Michael - the initializer/globals pattern still might be necessary if you need to create an object AFTER a worker process has been instantiated (i.e. a database connection). Further, the user may want to access all of the niceties of Pool, like imap, imap_unordered, etc.  The goal (IMO) would be to preserve an interface which many Python users have grown accustomed to, and to allow them to access this optimization out-of-the-bag.

Having talked to folks at the Boston Python meetup, folks on my dev team, and perusing stack overflow, this "instance method parallelization" is a pretty common pattern that is often times a negative return on investment for the developer, due to the implicit implementation detail of pickling the function (and object) once per task.

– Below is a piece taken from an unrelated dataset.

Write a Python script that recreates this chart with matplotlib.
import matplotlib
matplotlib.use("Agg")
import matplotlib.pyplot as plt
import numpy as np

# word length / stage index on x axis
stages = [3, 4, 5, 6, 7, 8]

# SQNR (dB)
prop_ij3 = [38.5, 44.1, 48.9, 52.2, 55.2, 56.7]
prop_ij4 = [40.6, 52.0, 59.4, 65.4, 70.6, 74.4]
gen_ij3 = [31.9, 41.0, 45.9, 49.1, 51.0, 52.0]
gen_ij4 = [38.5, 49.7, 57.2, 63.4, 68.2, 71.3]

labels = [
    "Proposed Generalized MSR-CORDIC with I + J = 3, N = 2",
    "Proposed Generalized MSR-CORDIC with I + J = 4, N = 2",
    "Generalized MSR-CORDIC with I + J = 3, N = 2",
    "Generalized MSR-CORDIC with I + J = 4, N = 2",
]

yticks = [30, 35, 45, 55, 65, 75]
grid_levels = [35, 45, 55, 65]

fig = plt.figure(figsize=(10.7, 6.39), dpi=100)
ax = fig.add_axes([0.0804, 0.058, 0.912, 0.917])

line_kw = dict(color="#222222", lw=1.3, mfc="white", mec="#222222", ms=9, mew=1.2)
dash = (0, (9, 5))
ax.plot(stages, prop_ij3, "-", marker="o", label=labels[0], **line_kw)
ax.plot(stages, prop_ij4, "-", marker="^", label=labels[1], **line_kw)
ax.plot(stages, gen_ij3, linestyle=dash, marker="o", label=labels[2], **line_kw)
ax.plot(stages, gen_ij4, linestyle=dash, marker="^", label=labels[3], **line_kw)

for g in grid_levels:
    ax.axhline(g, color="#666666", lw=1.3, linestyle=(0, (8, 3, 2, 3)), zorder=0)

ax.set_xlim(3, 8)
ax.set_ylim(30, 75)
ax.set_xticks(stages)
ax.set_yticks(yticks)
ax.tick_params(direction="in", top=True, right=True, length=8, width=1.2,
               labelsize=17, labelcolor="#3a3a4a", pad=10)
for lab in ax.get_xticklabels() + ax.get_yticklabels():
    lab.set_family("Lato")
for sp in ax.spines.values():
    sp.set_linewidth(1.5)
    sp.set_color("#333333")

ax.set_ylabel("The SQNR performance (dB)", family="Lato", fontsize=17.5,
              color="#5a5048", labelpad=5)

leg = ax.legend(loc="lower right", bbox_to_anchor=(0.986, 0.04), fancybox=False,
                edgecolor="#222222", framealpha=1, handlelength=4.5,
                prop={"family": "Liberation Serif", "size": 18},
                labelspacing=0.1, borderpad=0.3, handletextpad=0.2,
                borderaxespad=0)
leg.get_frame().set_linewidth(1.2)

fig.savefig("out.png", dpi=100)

Is anyone open to reviewing a PR concerning this optimization of Pool, delivered as a subclass? This feature restricts the number of unique tasks being executed by workers at once to 1, while allowing aggressive subprocess-level function cacheing to prevent repeated serialization/deserialization of large functions/closures. The use case is s.t. the user only ever needs 1 call to Pool.map(func, ls) (or friends) executing at once, when `func` has a non-trivial memory footprint.

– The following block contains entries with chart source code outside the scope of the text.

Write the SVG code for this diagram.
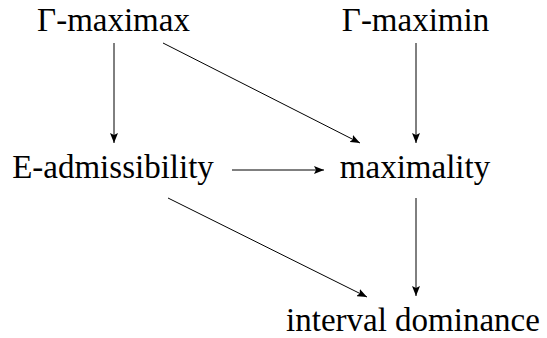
<svg xmlns="http://www.w3.org/2000/svg" width="547" height="338" viewBox="0 0 547 338">
<style>
text{font-family:"Liberation Serif","DejaVu Serif",serif;font-size:33px;fill:#000;text-anchor:middle}
.e{stroke:#000;stroke-width:1;fill:none;marker-end:url(#a)}
</style>
<defs>
<marker id="a" viewBox="0 0 10 8" refX="10" refY="4" markerWidth="10" markerHeight="8" markerUnits="userSpaceOnUse" orient="auto">
<path d="M0,0 L10,4 L0,8 L2,4 Z" fill="#000"/>
</marker>
</defs>
<rect width="547" height="338" fill="#fff"/>
<g id="connectors">
<line class="e" x1="114" y1="43" x2="114" y2="143"/>
<line class="e" x1="163" y1="43" x2="360" y2="143"/>
<line class="e" x1="416" y1="43" x2="416" y2="143"/>
<line class="e" x1="232" y1="170" x2="324" y2="170"/>
<line class="e" x1="416" y1="198" x2="416" y2="296"/>
<line class="e" x1="168" y1="198" x2="367" y2="297"/>
</g>
<g id="maximax"><text x="113.5" y="31">Γ-maximax</text></g>
<g id="maximin"><text x="415.5" y="31">Γ-maximin</text></g>
<g id="eadm"><text x="113" y="178">E-admissibility</text></g>
<g id="maximality"><text x="415" y="178">maximality</text></g>
<g id="interval"><text x="413" y="331">interval dominance</text></g>
</svg>
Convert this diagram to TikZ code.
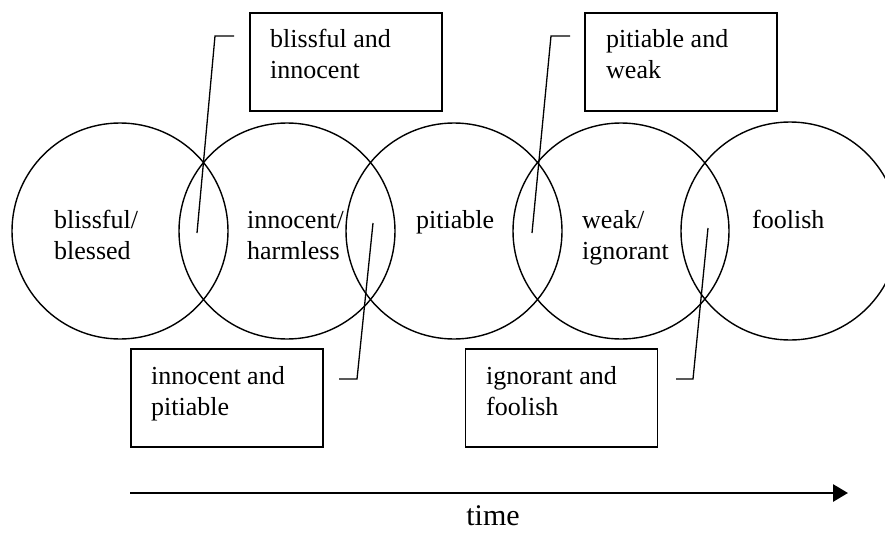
\documentclass[tikz,border=0pt]{standalone}
\usepackage{fontspec}
\setmainfont{Liberation Serif}
\usetikzlibrary{arrows.meta}
\begin{document}
\begin{tikzpicture}[x=1pt,y=-1pt,
  circ/.style={draw,circle,line width=1.4pt,minimum size=216pt,inner sep=0pt},
  boxr/.style={draw,rectangle,line width=1.5pt,minimum width=192pt,minimum height=98pt,inner sep=0pt},
  lbl/.style={anchor=base west,inner sep=0pt,font=\fontsize{26}{31}\selectfont},
  lead/.style={line width=1.3pt},
  timearrow/.style={line width=2.8pt,-{Triangle[length=15pt,width=17pt]}}]
\useasboundingbox (0,0) rectangle (885,533);
% circles
\node[circ] (c1) at (120,231) {};
\node[circ] (c2) at (287,231) {};
\node[circ] (c3) at (454,231) {};
\node[circ] (c4) at (621,231) {};
\node[circ,minimum size=218pt] (c5) at (790,231) {};
% circle labels
\node[lbl] (t1) at (54,228) {\begin{tabular}[t]{@{}l@{}}blissful/\\blessed\end{tabular}};
\node[lbl] (t2) at (247,228) {\begin{tabular}[t]{@{}l@{}}innocent/\\harmless\end{tabular}};
\node[lbl] (t3) at (416,228) {pitiable};
\node[lbl] (t4) at (582,228) {\begin{tabular}[t]{@{}l@{}}weak/\\ignorant\end{tabular}};
\node[lbl] (t5) at (752,228) {foolish};
% boxes
\node[boxr] (b1) at (346,62) {};
\node[boxr] (b2) at (681,62) {};
\node[boxr] (b3) at (227,398) {};
\node[boxr] (b4) at (561.5,398) {};
\node[lbl] (bt1) at (270,47) {\begin{tabular}[t]{@{}l@{}}blissful and\\innocent\end{tabular}};
\node[lbl] (bt2) at (606,47) {\begin{tabular}[t]{@{}l@{}}pitiable and\\weak\end{tabular}};
\node[lbl] (bt3) at (151,384) {\begin{tabular}[t]{@{}l@{}}innocent and\\pitiable\end{tabular}};
\node[lbl] (bt4) at (486,384) {\begin{tabular}[t]{@{}l@{}}ignorant and\\foolish\end{tabular}};
% leader lines
\coordinate (l1a) at (234,36); \coordinate (l1b) at (215,36); \coordinate (l1c) at (197,233);
\coordinate (l2a) at (570,36); \coordinate (l2b) at (551,36); \coordinate (l2c) at (532,233);
\coordinate (l3a) at (339,379); \coordinate (l3b) at (357,379); \coordinate (l3c) at (373,223);
\coordinate (l4a) at (676,379); \coordinate (l4b) at (693,379); \coordinate (l4c) at (708,228);
\draw[lead] (l1a) -- (l1b) -- (l1c);
\draw[lead] (l2a) -- (l2b) -- (l2c);
\draw[lead] (l3a) -- (l3b) -- (l3c);
\draw[lead] (l4a) -- (l4b) -- (l4c);
% time arrow
\coordinate (ta) at (130,493);
\coordinate (tb) at (848,493);
\draw[timearrow] (ta) -- (tb);
\node[anchor=base,inner sep=0pt,font=\fontsize{30}{36}\selectfont] (time) at (493,525) {time};
\end{tikzpicture}
\end{document}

On Fri, Oct 19, 2018 at 4:06 PM Michael Selik <mike@selik.org> wrote:
On Fri, Oct 19, 2018 at 5:01 AM Sean Harrington <seanharr11@gmail.com> wrote:
I like the idea to extend the Pool class [to optimize the case when only one function is passed to the workers].

Why would this keep the same interface as the Pool class? If its workers are restricted to calling only one function, that should be passed into the Pool constructor. The map and apply methods would then only receive that function's args and not the function itself. You're also trying to avoid the initializer/globals pattern, so you could eliminate that parameter from the Pool constructor. In fact, it sounds more like you'd want a function than a class. You can call it "procmap" or similar. That's code I've written more than once.

    results = poolmap(func, iterable, processes=cpu_count())

The nuance is that, since there's no explicit context manager, you'll want to ensure the pool is shut down after all the tasks are finished, even if the results generator hasn't been fully consumed.